L'homme en noir les fit asseoir et prit une chaise. Les deux autres restèrent debout.
— Lui, c'est Bertrand L'Écorcheur, et lui, Sans-Chagrin, fit le Prévôt en désignant ses compagnons.
*
Le Prévôt, c'était donc Petit-Jacques. En trois mois, le bandit avait fait du chemin et abandonné toute idée d'écarter Tilly et Fronsac. Désormais, seul comptait le présent. Avec L'Écorcheur et Sans-Chagrin, il s'était attaqué à d'autres marchands et maisons. Sa férocité et sa sauvagerie furent répercutées et redoutées par les mendiants, les gueux et les garces de cette rive de la Seine. La guerre faisant rage entre les lieutenants de l'Échafaud avait facilité son emprise puisque personne ne lui avait disputé le pouvoir.

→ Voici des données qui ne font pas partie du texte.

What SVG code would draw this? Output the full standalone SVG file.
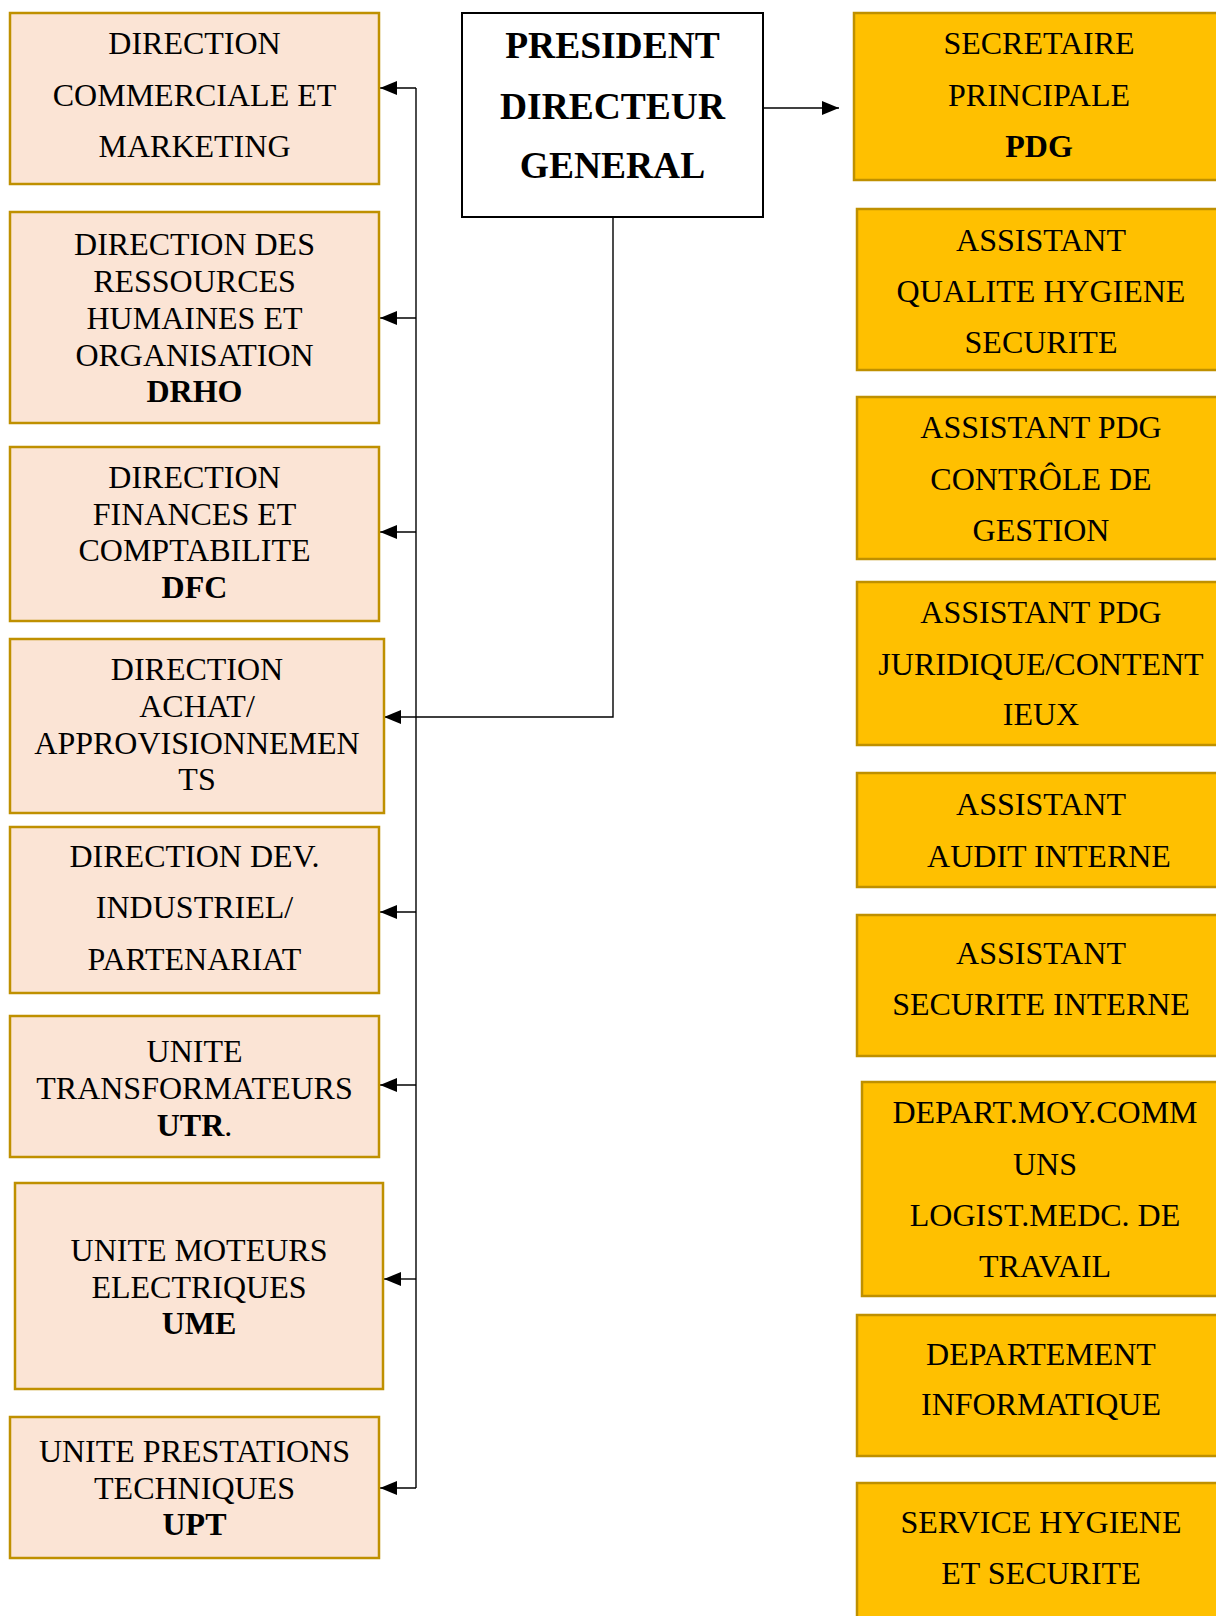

Ayant recruté de nouveaux lieutenants, des hommes aussi cruels, ainsi que tous les voleurs du pont Neuf, il était devenu le chef incontesté des truands du quartier de l'Université.

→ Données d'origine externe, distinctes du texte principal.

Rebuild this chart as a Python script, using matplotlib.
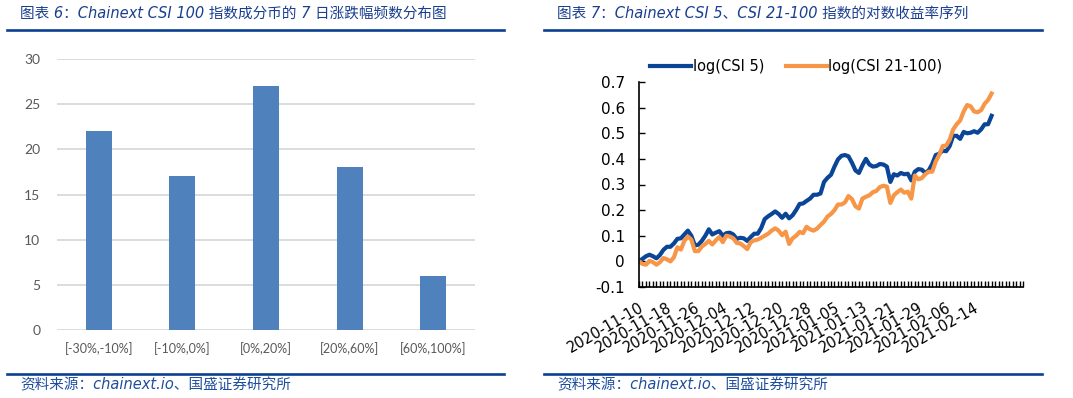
import numpy as np
import matplotlib
matplotlib.use('Agg')
import matplotlib.pyplot as plt
from matplotlib.ticker import MultipleLocator, FormatStrFormatter

# Left chart data: 7-day return buckets
buckets = ['[-30%,-10%]', '[-10%,0%]', '[0%,20%]', '[20%,60%]', '[60%,100%]']
counts = [22, 17, 27, 18, 6]

# Right chart data: daily log return series
csi5 = [0.0, 0.01, 0.02, 0.026, 0.02, 0.012, 0.025, 0.045, 0.057, 0.057,
        0.07, 0.088, 0.09, 0.105, 0.12, 0.1, 0.062, 0.065, 0.08, 0.1,
        0.125, 0.105, 0.112, 0.118, 0.1, 0.11, 0.112, 0.105, 0.088, 0.092,
        0.09, 0.08, 0.095, 0.108, 0.108, 0.13, 0.165, 0.176, 0.185, 0.195,
        0.185, 0.17, 0.186, 0.168, 0.18, 0.2, 0.224, 0.226, 0.236, 0.245,
        0.26, 0.26, 0.265, 0.31, 0.326, 0.338, 0.37, 0.398, 0.412, 0.415,
        0.41, 0.385, 0.355, 0.345, 0.375, 0.4, 0.378, 0.37, 0.372, 0.38,
        0.378, 0.37, 0.31, 0.34, 0.335, 0.345, 0.34, 0.342, 0.316, 0.35,
        0.36, 0.358, 0.345, 0.355, 0.38, 0.415, 0.42, 0.432, 0.43, 0.45,
        0.49, 0.49, 0.478, 0.505, 0.5, 0.502, 0.508, 0.502, 0.515, 0.535,
        0.535, 0.568]
csi21_100 = [0.0, -0.01, -0.013, 0.002, -0.003, -0.013, -0.003, 0.013, 0.008, 0.0,
             0.016, 0.055, 0.046, 0.08, 0.097, 0.085, 0.04, 0.04, 0.058, 0.068,
             0.08, 0.066, 0.082, 0.095, 0.075, 0.1, 0.097, 0.09, 0.072, 0.07,
             0.06, 0.048, 0.075, 0.082, 0.085, 0.092, 0.1, 0.108, 0.12, 0.129,
             0.12, 0.102, 0.116, 0.068, 0.09, 0.1, 0.115, 0.11, 0.135, 0.125,
             0.12, 0.128, 0.142, 0.155, 0.175, 0.185, 0.2, 0.222, 0.222, 0.23,
             0.255, 0.243, 0.215, 0.206, 0.245, 0.252, 0.258, 0.27, 0.275, 0.29,
             0.295, 0.292, 0.228, 0.258, 0.27, 0.28, 0.268, 0.272, 0.245, 0.335,
             0.32, 0.325, 0.34, 0.35, 0.35, 0.39, 0.415, 0.45, 0.452, 0.475,
             0.515, 0.535, 0.55, 0.585, 0.61, 0.605, 0.585, 0.582, 0.59, 0.615,
             0.63, 0.655]
date_labels = ['2020-11-10', '2020-11-18', '2020-11-26', '2020-12-04', '2020-12-12',
               '2020-12-20', '2020-12-28', '2021-01-05', '2021-01-13', '2021-01-21',
               '2021-01-29', '2021-02-06', '2021-02-14']
label_step = 8
n_slots = 110

W, H = 1073, 398
cjk = ['DejaVu Sans', 'Noto Sans CJK SC']
navy = '#0B3F91'
title_color = '#1A3F8F'

fig = plt.figure(figsize=(W / 100, H / 100), dpi=100)

def frac(x0, y0, x1, y1):
    # pixel box (top-left origin) -> figure fraction rect
    return [x0 / W, 1 - y1 / H, (x1 - x0) / W, (y1 - y0) / H]

# Header/footer rules and captions
for (xa, xb) in [(7, 504), (544, 1042)]:
    fig.add_artist(plt.Line2D([xa / W, xb / W], [1 - 30 / H] * 2, color=navy, lw=1.9))
    fig.add_artist(plt.Line2D([xa / W, xb / W], [1 - 374 / H] * 2, color=navy, lw=1.9))

fig.text(20 / W, 1 - 13 / H, '图表 6：Chainext CSI 100 指数成分币的 7 日涨跌幅频数分布图',
         family=cjk, style='italic', fontsize=10.5, color=title_color, va='center')
fig.text(557 / W, 1 - 13 / H, '图表 7：Chainext CSI 5、CSI 21-100 指数的对数收益率序列',
         family=cjk, style='italic', fontsize=10.5, color=title_color, va='center')
for xs in [20, 557]:
    fig.text(xs / W, 1 - 385 / H, '资料来源：chainext.io、国盛证券研究所',
             family=cjk, style='italic', fontsize=10.5, color='#1F4E9E', va='center')

# Left: bar chart
ax1 = fig.add_axes(frac(57, 59, 475, 330))
x = np.arange(len(buckets))
ax1.bar(x, counts, width=0.31, color='#4F81BD', zorder=3)
ax1.set_xlim(-0.5, len(buckets) - 0.5)
ax1.set_ylim(0, 30)
ax1.set_yticks(np.arange(0, 31, 5))
ax1.grid(axis='y', color='#D9D9D9', lw=1.3, zorder=0)
for s in ax1.spines.values():
    s.set_visible(False)
ax1.set_xticks(x)
ax1.set_xticklabels(buckets)
ax1.tick_params(axis='both', length=0, colors='#595959', labelsize=10)
ax1.tick_params(axis='x', pad=9, labelsize=9)
ax1.tick_params(axis='y', pad=12)
for lab in ax1.get_xticklabels() + ax1.get_yticklabels():
    lab.set_family('Lato')

# Right: line chart
ax2 = fig.add_axes(frac(639, 82, 1023, 287))
idx = np.arange(len(csi5))
ax2.plot(idx, csi5, color='#0B4597', lw=3, label='log(CSI 5)', solid_joinstyle='round')
ax2.plot(idx, csi21_100, color='#F79646', lw=3, label='log(CSI 21-100)', solid_joinstyle='round')
ax2.set_xlim(0, n_slots)
ax2.set_ylim(-0.1, 0.7)
ax2.set_yticks(np.round(np.arange(-0.1, 0.71, 0.1), 1))
ax2.yaxis.set_major_formatter(FormatStrFormatter('%g'))
ax2.set_xticks(np.arange(len(date_labels)) * label_step)
ax2.set_xticklabels(date_labels, rotation=30, ha='right', va='top', rotation_mode='anchor')
ax2.xaxis.set_minor_locator(MultipleLocator(1))
ax2.spines['top'].set_visible(False)
ax2.spines['right'].set_visible(False)
ax2.spines['left'].set_linewidth(1.2)
ax2.spines['bottom'].set_linewidth(1.2)
ax2.tick_params(axis='both', which='both', direction='in', length=4, width=1, colors='black')
ax2.tick_params(axis='y', labelsize=11, pad=10)
ax2.tick_params(axis='x', labelsize=10.5, pad=9)
ax2.legend(loc='center', bbox_to_anchor=(0.41, 1.075), ncol=2, frameon=False,
           fontsize=10.5, handlelength=2.8, handletextpad=0.1, columnspacing=1.5)

fig.savefig('out.png', dpi=100)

— Vous savez qui je suis, débuta Fontrailles. Quant à mon compagnon, il est inutile que je le nomme.
» Avant je traitais avec l'Échafaud, poursuivit-il après un silence.
Petit-Jacques opina sans piper mot.
— Vous savez aussi combien le peuple gronde, poursuivit Fontrailles. Des troubles éclateront vendredi vers la place Maubert et autour du Palais. Des émeutes comme il y en a déjà eu l'année dernière quand on a arrêté monsieur Broussel. L'Échafaud et ses gueux en avaient bien profité.
Comme le Prévôt ne mouftait toujours pas, le marquis demanda :
— Combien d'hommes avez-vous ?
— Quelques-uns.
— Les bourgeois sont vite effrayés, vous ne l'ignorez pas. Il suffirait que quelques gentilshommes de la Cour interviennent pour que les troubles cessent. Mais ce n'est pas ce que je veux et vous pourriez profiter de ce désordre, suggéra le marquis.
— Cela ne me concerne pas.
— Même pour cent pistoles ?
Cent pistoles ! Petit-Jacques retint un sourire teinté de mépris. Ce Fontrailles l'imaginait-il se mettre à son service contre de si misérables gages8 ? Chaque semaine, les bagasses, mendiants et voleurs à la tire de l'Université lui versaient une dîme plus élevée !
D'un autre côté, en acceptant, il deviendrait partenaire de ce Fontrailles dont il savait l'alliance avec Beaufort et le coadjuteur, autrement dit la Fronde. Or Petit-Jacques désirait lancer une offensive sur le royaume d'Argot et avait besoin de la bienveillance de certains grands seigneurs.
— Que voulez-vous de moi ?
— Vendredi, installez-vous sur le pont Neuf ou sur la place Dauphine avec quelques cavaliers. Si vous voyez passer des carrosses de fidèles de Mazarin, alertez la populace afin qu'on les prenne à partie. Criez que ce sont eux qui volent et pillent le pauvre peuple. Tuez quelques laquais, si nécessaire. La suite viendra toute seule.
Le Prévôt hocha la tête.
— Quand aurai-je mon argent ?
— Voici cinquante pistoles. Je porterai le reste ici si vous avez accompli cette mission.
1 Pierre de Bourdeille, abbé de Brantôme, aventurier gentilhomme proche de Charles IX et auteur des Vies des dames galantes.
2 Voir La Conjuration des Importants, du même auteur.
3 Louis Séguier, baron de Saint-Brisson, était un gros bonhomme à la mâchoire chevaline, objet perpétuel de chansons satiriques pour sa lourdeur d'esprit.
4 Respectivement lieutenants civil et criminel.
5 Mendiants.
6 Faux malades.
7 Chausses.
8 En 1652, les louis d'or et la pistole valaient onze livres.